Court: Only INEC can determine mode of collating, transmitting election results

Independent National Electoral Commission (INEC)

Justice Emeka Nwite of the Federal High Court in Abuja ruled on Friday that the law says that only the Independent National Electoral Commission (INEC) can decide how election results will be collated and transmitted.

In a ruling, Justice Nwite said that only INEC has the right to tell the Polling Unit Presiding Officer how to transfer election results, including the total number of accredited persons and the results of the ballot.

Also, Justice Nwite ruled that manually collating and transferring election results in the 2023 general elections does not violate the Election Act 2022.

The ruling was based on a lawsuit filed by the Labour Party against INEC, which was the only defendant.

The political party had asked the court to rule that the Independent National Electoral Commission (INEC) has no authority to choose a manual method other than the electronic method specified in the applicable provisions of the Election Act 2022.

It sought the court to impose an order directing INEC to comply with the Electoral Act 2022 regarding the electronic transmission of election results for the general election.

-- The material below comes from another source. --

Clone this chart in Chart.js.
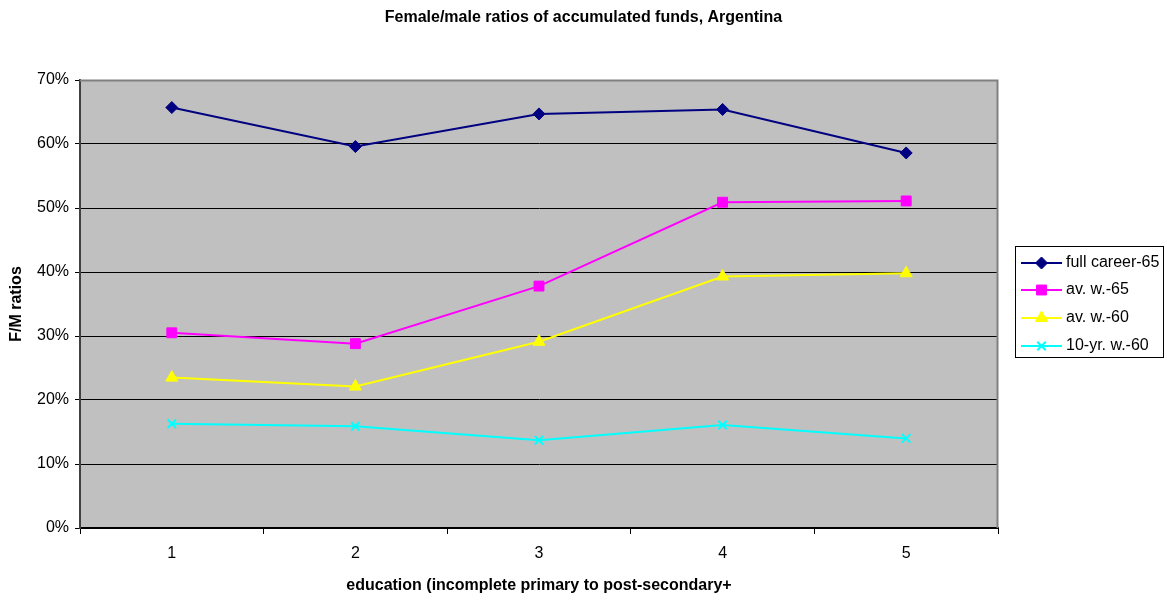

In his decision on January 23, 2023, Justice Nwite said that the plaintiff misunderstood how the law worked and threw out the case.

Justice Nwite also pointed out that Section 60, subsection 5 of the Electoral Act 2022 allows for the transfer of election results, including the total number of registered voters from the polling unit, and that Section 62 (2) of the same Act allows for the compilation, maintenance, and continuous updating of the register of election results as a separate database for all polling unit results as compiled in all elections run by the commission.

Justice Nwite ruled that Section 62(2) says that the electoral body must keep this register of election results in an electronic format at its national headquarters.